TASK BRIEF. Set down each line of the data below exactly as it stands, dropping the pictures.

DATA BLOCK.
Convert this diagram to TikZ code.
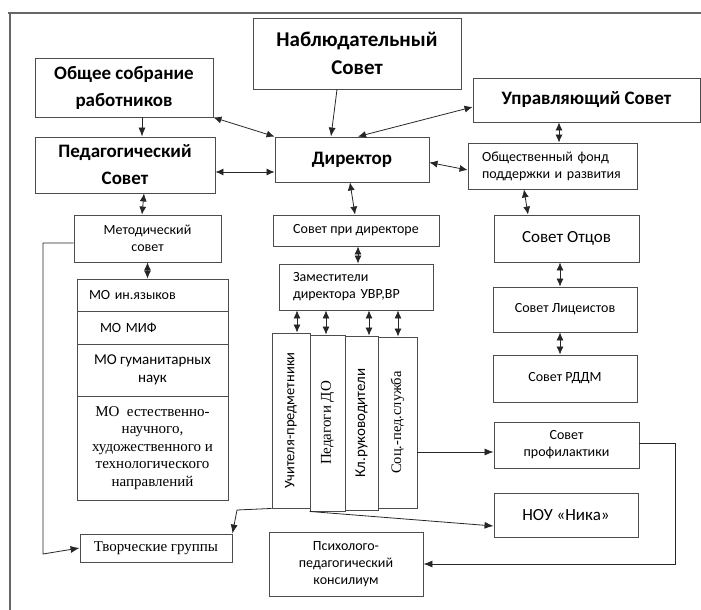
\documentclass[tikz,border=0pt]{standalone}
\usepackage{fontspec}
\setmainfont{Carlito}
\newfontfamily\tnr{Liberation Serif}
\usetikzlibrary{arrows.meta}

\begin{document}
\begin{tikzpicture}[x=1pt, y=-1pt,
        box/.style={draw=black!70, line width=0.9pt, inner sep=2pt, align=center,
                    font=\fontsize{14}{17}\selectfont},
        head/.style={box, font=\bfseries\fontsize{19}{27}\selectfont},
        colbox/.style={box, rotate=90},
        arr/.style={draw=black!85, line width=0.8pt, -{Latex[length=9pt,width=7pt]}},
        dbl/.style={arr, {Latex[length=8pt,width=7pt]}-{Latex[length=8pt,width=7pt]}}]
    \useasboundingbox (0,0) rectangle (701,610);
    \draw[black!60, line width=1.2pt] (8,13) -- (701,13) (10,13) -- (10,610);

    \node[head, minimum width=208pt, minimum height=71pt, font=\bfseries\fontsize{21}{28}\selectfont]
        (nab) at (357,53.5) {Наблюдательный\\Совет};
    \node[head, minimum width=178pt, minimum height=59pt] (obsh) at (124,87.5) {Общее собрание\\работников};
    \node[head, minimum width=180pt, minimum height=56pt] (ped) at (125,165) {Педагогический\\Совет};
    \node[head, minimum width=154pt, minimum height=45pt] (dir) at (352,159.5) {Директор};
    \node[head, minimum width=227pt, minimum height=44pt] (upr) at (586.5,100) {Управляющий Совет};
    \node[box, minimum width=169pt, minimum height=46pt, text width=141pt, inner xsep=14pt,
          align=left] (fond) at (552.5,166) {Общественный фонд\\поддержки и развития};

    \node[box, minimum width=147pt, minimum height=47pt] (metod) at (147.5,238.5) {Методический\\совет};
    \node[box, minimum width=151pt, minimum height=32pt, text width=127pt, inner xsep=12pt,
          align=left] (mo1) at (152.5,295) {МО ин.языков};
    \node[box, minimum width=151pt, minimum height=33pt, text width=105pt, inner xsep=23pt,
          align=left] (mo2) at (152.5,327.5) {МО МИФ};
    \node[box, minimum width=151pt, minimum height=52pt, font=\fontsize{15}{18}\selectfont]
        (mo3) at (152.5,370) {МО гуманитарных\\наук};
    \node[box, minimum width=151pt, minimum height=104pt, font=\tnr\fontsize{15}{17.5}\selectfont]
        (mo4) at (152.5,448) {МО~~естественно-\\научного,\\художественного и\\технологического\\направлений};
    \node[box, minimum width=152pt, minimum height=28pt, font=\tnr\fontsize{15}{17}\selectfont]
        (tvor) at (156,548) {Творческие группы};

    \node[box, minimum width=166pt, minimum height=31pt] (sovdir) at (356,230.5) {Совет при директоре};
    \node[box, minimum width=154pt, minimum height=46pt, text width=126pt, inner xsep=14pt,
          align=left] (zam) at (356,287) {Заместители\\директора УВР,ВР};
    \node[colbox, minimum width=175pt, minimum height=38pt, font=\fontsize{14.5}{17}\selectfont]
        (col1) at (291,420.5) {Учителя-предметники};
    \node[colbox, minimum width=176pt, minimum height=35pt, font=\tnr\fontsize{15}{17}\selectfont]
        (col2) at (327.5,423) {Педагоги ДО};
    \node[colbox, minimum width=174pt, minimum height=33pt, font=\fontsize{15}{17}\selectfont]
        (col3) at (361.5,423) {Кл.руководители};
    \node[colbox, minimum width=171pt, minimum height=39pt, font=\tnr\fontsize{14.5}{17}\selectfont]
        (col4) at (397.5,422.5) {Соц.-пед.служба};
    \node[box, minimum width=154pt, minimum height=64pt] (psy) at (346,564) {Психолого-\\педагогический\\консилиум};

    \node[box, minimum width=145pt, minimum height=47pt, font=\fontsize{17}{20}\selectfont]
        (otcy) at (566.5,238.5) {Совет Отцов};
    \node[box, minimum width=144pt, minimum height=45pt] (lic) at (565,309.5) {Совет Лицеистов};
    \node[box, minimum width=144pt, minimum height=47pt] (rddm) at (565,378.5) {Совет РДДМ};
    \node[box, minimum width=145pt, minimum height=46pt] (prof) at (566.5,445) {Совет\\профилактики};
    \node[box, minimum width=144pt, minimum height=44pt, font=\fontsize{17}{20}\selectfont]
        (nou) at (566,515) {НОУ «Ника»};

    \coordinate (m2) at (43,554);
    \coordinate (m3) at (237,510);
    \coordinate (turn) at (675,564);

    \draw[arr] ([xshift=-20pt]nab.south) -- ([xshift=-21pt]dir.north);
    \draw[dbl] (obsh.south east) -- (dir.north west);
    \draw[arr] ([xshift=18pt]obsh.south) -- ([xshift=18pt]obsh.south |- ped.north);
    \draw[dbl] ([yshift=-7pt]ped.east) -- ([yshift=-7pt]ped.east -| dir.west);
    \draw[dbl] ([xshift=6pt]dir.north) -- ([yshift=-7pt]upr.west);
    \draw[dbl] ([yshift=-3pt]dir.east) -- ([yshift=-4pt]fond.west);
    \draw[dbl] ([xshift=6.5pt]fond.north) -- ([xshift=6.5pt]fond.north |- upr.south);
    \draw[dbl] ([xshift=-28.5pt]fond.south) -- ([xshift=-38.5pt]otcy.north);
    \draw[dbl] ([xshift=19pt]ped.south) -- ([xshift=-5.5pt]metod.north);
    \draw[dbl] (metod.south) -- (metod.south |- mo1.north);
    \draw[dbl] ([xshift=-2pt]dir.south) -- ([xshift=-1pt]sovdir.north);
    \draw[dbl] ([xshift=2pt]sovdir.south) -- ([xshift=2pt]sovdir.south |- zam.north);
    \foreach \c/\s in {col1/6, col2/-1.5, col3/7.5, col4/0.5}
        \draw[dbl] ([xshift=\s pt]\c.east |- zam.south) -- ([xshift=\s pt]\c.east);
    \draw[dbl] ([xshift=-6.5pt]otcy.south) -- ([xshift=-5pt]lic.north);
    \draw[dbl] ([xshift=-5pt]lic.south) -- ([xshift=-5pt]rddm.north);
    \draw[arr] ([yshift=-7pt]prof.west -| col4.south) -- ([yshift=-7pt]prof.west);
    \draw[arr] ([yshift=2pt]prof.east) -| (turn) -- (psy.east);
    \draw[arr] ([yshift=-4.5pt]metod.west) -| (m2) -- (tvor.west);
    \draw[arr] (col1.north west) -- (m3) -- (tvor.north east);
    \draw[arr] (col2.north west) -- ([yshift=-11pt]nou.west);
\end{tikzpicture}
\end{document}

WORKED SOLUTION.
Convert this diagram to TikZ code.
\documentclass[tikz,border=0pt]{standalone}
\usepackage{fontspec}
\setmainfont{Carlito}
\newfontfamily\tnr{Liberation Serif}
\usetikzlibrary{arrows.meta}

\begin{document}
\begin{tikzpicture}[x=1pt, y=-1pt,
        box/.style={draw=black!70, line width=0.9pt, inner sep=2pt, align=center,
                    font=\fontsize{14}{17}\selectfont},
        head/.style={box, font=\bfseries\fontsize{19}{27}\selectfont},
        colbox/.style={box, rotate=90},
        arr/.style={draw=black!85, line width=0.8pt, -{Latex[length=9pt,width=7pt]}},
        dbl/.style={arr, {Latex[length=8pt,width=7pt]}-{Latex[length=8pt,width=7pt]}}]
    \useasboundingbox (0,0) rectangle (701,610);
    \draw[black!60, line width=1.2pt] (8,13) -- (701,13) (10,13) -- (10,610);

    \node[head, minimum width=208pt, minimum height=71pt, font=\bfseries\fontsize{21}{28}\selectfont]
        (nab) at (357,53.5) {Наблюдательный\\Совет};
    \node[head, minimum width=178pt, minimum height=59pt] (obsh) at (124,87.5) {Общее собрание\\работников};
    \node[head, minimum width=180pt, minimum height=56pt] (ped) at (125,165) {Педагогический\\Совет};
    \node[head, minimum width=154pt, minimum height=45pt] (dir) at (352,159.5) {Директор};
    \node[head, minimum width=227pt, minimum height=44pt] (upr) at (586.5,100) {Управляющий Совет};
    \node[box, minimum width=169pt, minimum height=46pt, text width=141pt, inner xsep=14pt,
          align=left] (fond) at (552.5,166) {Общественный фонд\\поддержки и развития};

    \node[box, minimum width=147pt, minimum height=47pt] (metod) at (147.5,238.5) {Методический\\совет};
    \node[box, minimum width=151pt, minimum height=32pt, text width=127pt, inner xsep=12pt,
          align=left] (mo1) at (152.5,295) {МО ин.языков};
    \node[box, minimum width=151pt, minimum height=33pt, text width=105pt, inner xsep=23pt,
          align=left] (mo2) at (152.5,327.5) {МО МИФ};
    \node[box, minimum width=151pt, minimum height=52pt, font=\fontsize{15}{18}\selectfont]
        (mo3) at (152.5,370) {МО гуманитарных\\наук};
    \node[box, minimum width=151pt, minimum height=104pt, font=\tnr\fontsize{15}{17.5}\selectfont]
        (mo4) at (152.5,448) {МО~~естественно-\\научного,\\художественного и\\технологического\\направлений};
    \node[box, minimum width=152pt, minimum height=28pt, font=\tnr\fontsize{15}{17}\selectfont]
        (tvor) at (156,548) {Творческие группы};

    \node[box, minimum width=166pt, minimum height=31pt] (sovdir) at (356,230.5) {Совет при директоре};
    \node[box, minimum width=154pt, minimum height=46pt, text width=126pt, inner xsep=14pt,
          align=left] (zam) at (356,287) {Заместители\\директора УВР,ВР};
    \node[colbox, minimum width=175pt, minimum height=38pt, font=\fontsize{14.5}{17}\selectfont]
        (col1) at (291,420.5) {Учителя-предметники};
    \node[colbox, minimum width=176pt, minimum height=35pt, font=\tnr\fontsize{15}{17}\selectfont]
        (col2) at (327.5,423) {Педагоги ДО};
    \node[colbox, minimum width=174pt, minimum height=33pt, font=\fontsize{15}{17}\selectfont]
        (col3) at (361.5,423) {Кл.руководители};
    \node[colbox, minimum width=171pt, minimum height=39pt, font=\tnr\fontsize{14.5}{17}\selectfont]
        (col4) at (397.5,422.5) {Соц.-пед.служба};
    \node[box, minimum width=154pt, minimum height=64pt] (psy) at (346,564) {Психолого-\\педагогический\\консилиум};

    \node[box, minimum width=145pt, minimum height=47pt, font=\fontsize{17}{20}\selectfont]
        (otcy) at (566.5,238.5) {Совет Отцов};
    \node[box, minimum width=144pt, minimum height=45pt] (lic) at (565,309.5) {Совет Лицеистов};
    \node[box, minimum width=144pt, minimum height=47pt] (rddm) at (565,378.5) {Совет РДДМ};
    \node[box, minimum width=145pt, minimum height=46pt] (prof) at (566.5,445) {Совет\\профилактики};
    \node[box, minimum width=144pt, minimum height=44pt, font=\fontsize{17}{20}\selectfont]
        (nou) at (566,515) {НОУ «Ника»};

    \coordinate (m2) at (43,554);
    \coordinate (m3) at (237,510);
    \coordinate (turn) at (675,564);

    \draw[arr] ([xshift=-20pt]nab.south) -- ([xshift=-21pt]dir.north);
    \draw[dbl] (obsh.south east) -- (dir.north west);
    \draw[arr] ([xshift=18pt]obsh.south) -- ([xshift=18pt]obsh.south |- ped.north);
    \draw[dbl] ([yshift=-7pt]ped.east) -- ([yshift=-7pt]ped.east -| dir.west);
    \draw[dbl] ([xshift=6pt]dir.north) -- ([yshift=-7pt]upr.west);
    \draw[dbl] ([yshift=-3pt]dir.east) -- ([yshift=-4pt]fond.west);
    \draw[dbl] ([xshift=6.5pt]fond.north) -- ([xshift=6.5pt]fond.north |- upr.south);
    \draw[dbl] ([xshift=-28.5pt]fond.south) -- ([xshift=-38.5pt]otcy.north);
    \draw[dbl] ([xshift=19pt]ped.south) -- ([xshift=-5.5pt]metod.north);
    \draw[dbl] (metod.south) -- (metod.south |- mo1.north);
    \draw[dbl] ([xshift=-2pt]dir.south) -- ([xshift=-1pt]sovdir.north);
    \draw[dbl] ([xshift=2pt]sovdir.south) -- ([xshift=2pt]sovdir.south |- zam.north);
    \foreach \c/\s in {col1/6, col2/-1.5, col3/7.5, col4/0.5}
        \draw[dbl] ([xshift=\s pt]\c.east |- zam.south) -- ([xshift=\s pt]\c.east);
    \draw[dbl] ([xshift=-6.5pt]otcy.south) -- ([xshift=-5pt]lic.north);
    \draw[dbl] ([xshift=-5pt]lic.south) -- ([xshift=-5pt]rddm.north);
    \draw[arr] ([yshift=-7pt]prof.west -| col4.south) -- ([yshift=-7pt]prof.west);
    \draw[arr] ([yshift=2pt]prof.east) -| (turn) -- (psy.east);
    \draw[arr] ([yshift=-4.5pt]metod.west) -| (m2) -- (tvor.west);
    \draw[arr] (col1.north west) -- (m3) -- (tvor.north east);
    \draw[arr] (col2.north west) -- ([yshift=-11pt]nou.west);
\end{tikzpicture}
\end{document}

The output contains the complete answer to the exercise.